> [GOAL]
Your output is the lines from the first one to the one containing "18, 20, 22];", repeated exactly, with images left out.
-- start RECORDS TO PROCESS --
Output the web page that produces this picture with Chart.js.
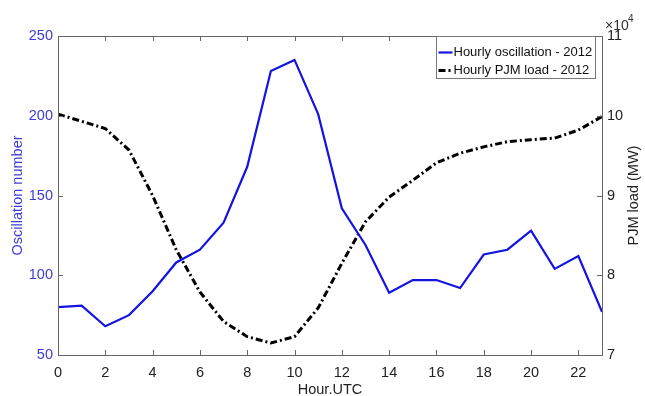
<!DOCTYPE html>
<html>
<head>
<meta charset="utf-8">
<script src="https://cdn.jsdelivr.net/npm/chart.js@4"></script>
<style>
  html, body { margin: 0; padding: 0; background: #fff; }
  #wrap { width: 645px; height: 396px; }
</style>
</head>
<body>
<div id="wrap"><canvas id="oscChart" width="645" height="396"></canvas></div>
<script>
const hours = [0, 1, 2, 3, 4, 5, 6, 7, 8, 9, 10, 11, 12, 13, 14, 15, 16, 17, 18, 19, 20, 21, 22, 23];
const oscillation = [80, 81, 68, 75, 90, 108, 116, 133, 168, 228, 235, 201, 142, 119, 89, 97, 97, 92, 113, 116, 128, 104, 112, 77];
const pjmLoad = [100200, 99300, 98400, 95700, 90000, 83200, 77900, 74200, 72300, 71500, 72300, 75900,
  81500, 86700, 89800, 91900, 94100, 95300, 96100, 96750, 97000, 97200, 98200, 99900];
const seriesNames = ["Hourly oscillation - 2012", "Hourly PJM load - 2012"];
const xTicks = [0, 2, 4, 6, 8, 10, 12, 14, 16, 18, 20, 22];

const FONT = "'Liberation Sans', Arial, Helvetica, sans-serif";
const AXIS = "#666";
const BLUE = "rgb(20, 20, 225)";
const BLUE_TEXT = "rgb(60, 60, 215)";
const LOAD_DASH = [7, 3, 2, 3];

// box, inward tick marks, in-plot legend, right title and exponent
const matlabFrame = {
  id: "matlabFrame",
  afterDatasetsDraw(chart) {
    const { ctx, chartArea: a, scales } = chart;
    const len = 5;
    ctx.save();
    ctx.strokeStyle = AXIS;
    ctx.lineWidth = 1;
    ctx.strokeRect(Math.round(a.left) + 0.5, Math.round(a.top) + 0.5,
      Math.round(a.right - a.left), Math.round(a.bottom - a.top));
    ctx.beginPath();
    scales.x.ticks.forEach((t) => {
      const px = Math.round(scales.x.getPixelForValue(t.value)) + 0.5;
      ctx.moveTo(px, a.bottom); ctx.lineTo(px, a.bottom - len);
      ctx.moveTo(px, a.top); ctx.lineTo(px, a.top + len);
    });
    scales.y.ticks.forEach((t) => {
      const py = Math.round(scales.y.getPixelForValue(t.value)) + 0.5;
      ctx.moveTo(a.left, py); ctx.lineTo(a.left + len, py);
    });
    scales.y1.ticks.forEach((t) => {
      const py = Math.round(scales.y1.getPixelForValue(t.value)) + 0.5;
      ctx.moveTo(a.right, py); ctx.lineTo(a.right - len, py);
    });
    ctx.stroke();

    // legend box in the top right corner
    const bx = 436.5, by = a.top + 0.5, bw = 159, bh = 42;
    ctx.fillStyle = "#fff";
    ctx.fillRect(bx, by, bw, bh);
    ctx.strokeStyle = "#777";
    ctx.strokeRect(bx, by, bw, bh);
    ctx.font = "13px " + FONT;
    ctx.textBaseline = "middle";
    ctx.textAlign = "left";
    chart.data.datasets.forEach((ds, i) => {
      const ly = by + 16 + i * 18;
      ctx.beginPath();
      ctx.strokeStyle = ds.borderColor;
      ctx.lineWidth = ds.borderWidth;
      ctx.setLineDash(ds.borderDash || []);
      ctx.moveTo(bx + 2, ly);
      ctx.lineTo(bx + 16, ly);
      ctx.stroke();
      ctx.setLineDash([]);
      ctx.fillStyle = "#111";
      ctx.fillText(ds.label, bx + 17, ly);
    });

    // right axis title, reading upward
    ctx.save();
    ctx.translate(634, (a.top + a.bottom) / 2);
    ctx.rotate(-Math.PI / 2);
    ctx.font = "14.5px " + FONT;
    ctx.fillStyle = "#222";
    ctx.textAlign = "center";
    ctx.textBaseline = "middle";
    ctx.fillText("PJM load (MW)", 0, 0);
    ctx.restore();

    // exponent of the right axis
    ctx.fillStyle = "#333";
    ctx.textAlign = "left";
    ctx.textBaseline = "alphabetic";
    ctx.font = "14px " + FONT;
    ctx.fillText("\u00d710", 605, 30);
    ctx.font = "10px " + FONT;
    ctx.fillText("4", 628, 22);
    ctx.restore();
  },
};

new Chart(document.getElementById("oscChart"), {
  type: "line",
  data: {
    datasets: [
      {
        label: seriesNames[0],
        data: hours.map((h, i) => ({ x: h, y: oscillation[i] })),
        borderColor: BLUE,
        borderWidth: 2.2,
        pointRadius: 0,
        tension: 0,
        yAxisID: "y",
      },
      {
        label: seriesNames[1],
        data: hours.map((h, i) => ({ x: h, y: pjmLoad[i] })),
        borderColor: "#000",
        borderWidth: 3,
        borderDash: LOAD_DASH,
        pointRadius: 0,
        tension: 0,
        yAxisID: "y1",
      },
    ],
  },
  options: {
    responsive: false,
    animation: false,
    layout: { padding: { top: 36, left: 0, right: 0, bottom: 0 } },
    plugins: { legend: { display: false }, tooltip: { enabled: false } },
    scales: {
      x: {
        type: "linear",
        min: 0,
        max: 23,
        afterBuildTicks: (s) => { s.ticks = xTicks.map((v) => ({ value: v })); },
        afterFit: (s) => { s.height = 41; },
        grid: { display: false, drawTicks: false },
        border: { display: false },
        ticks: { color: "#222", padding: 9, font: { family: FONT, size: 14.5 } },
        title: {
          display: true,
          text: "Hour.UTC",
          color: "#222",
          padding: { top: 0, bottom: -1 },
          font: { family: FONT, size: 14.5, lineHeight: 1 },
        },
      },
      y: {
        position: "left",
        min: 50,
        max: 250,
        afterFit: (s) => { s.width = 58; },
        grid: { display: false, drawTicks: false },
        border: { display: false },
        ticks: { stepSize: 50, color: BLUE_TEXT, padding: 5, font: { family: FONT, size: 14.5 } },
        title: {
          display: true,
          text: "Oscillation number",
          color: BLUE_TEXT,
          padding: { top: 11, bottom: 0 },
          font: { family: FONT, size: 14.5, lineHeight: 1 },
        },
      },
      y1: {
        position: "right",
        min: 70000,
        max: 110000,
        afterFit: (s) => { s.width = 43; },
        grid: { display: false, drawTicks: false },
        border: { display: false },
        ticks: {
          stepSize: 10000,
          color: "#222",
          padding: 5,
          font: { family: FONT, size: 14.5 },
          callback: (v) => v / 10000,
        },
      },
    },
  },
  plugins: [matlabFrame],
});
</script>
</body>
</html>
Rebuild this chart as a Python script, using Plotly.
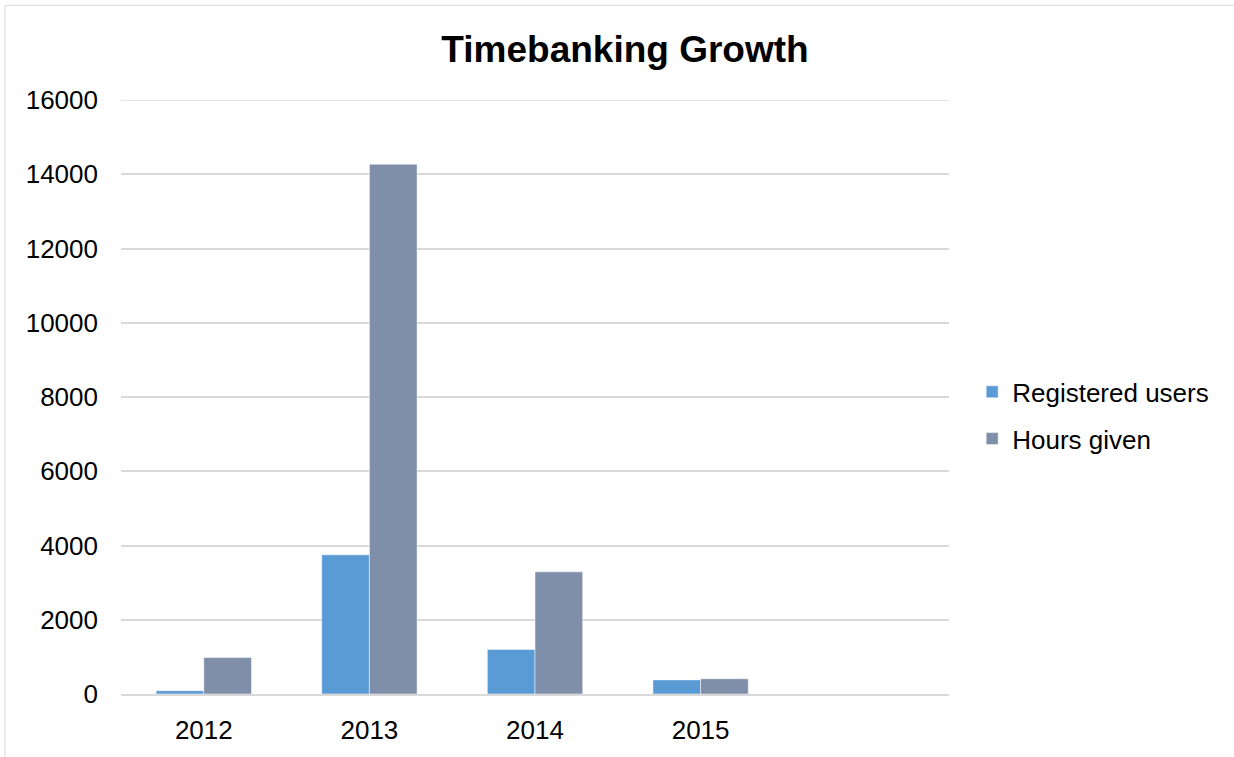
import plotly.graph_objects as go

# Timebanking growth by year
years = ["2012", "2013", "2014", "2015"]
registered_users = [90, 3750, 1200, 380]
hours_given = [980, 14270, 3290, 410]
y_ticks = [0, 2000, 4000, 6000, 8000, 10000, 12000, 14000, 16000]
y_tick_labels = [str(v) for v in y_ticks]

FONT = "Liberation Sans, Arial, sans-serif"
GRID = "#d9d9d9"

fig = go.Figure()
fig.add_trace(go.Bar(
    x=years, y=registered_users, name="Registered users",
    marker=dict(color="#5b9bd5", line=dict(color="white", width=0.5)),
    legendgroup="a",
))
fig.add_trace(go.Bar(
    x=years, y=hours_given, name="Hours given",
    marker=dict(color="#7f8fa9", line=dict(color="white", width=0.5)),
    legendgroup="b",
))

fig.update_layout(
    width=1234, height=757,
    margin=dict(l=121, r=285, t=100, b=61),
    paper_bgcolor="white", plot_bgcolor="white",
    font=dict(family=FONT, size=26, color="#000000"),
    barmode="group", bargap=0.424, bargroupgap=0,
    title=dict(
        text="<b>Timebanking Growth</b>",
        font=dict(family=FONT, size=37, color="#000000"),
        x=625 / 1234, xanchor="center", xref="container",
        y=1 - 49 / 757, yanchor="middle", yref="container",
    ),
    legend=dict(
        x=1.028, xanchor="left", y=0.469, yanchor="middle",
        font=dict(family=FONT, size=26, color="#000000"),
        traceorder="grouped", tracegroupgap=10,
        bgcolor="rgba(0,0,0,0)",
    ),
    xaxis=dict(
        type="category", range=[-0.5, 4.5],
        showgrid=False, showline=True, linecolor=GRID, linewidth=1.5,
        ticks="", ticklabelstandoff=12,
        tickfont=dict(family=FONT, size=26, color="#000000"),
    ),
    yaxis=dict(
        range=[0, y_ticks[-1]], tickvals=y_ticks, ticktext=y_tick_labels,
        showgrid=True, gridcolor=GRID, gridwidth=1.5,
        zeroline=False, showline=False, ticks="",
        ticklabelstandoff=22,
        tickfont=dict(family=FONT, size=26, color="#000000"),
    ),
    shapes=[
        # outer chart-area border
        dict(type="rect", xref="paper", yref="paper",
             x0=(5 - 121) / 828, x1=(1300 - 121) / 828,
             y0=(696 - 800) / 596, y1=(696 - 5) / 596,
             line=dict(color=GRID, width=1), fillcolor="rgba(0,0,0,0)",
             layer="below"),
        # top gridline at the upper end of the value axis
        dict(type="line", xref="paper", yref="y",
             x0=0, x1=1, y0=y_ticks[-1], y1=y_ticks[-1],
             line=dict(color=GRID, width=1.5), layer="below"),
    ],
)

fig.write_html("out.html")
-- end RECORDS TO PROCESS --
> [TASK SOLUTION]
Output the web page that produces this picture with Chart.js.
<!DOCTYPE html>
<html>
<head>
<meta charset="utf-8">
<script src="https://cdn.jsdelivr.net/npm/chart.js@4"></script>
<style>
  html, body { margin: 0; padding: 0; background: #fff; }
  #wrap { width: 645px; height: 396px; }
</style>
</head>
<body>
<div id="wrap"><canvas id="oscChart" width="645" height="396"></canvas></div>
<script>
const hours = [0, 1, 2, 3, 4, 5, 6, 7, 8, 9, 10, 11, 12, 13, 14, 15, 16, 17, 18, 19, 20, 21, 22, 23];
const oscillation = [80, 81, 68, 75, 90, 108, 116, 133, 168, 228, 235, 201, 142, 119, 89, 97, 97, 92, 113, 116, 128, 104, 112, 77];
const pjmLoad = [100200, 99300, 98400, 95700, 90000, 83200, 77900, 74200, 72300, 71500, 72300, 75900,
  81500, 86700, 89800, 91900, 94100, 95300, 96100, 96750, 97000, 97200, 98200, 99900];
const seriesNames = ["Hourly oscillation - 2012", "Hourly PJM load - 2012"];
const xTicks = [0, 2, 4, 6, 8, 10, 12, 14, 16, 18, 20, 22];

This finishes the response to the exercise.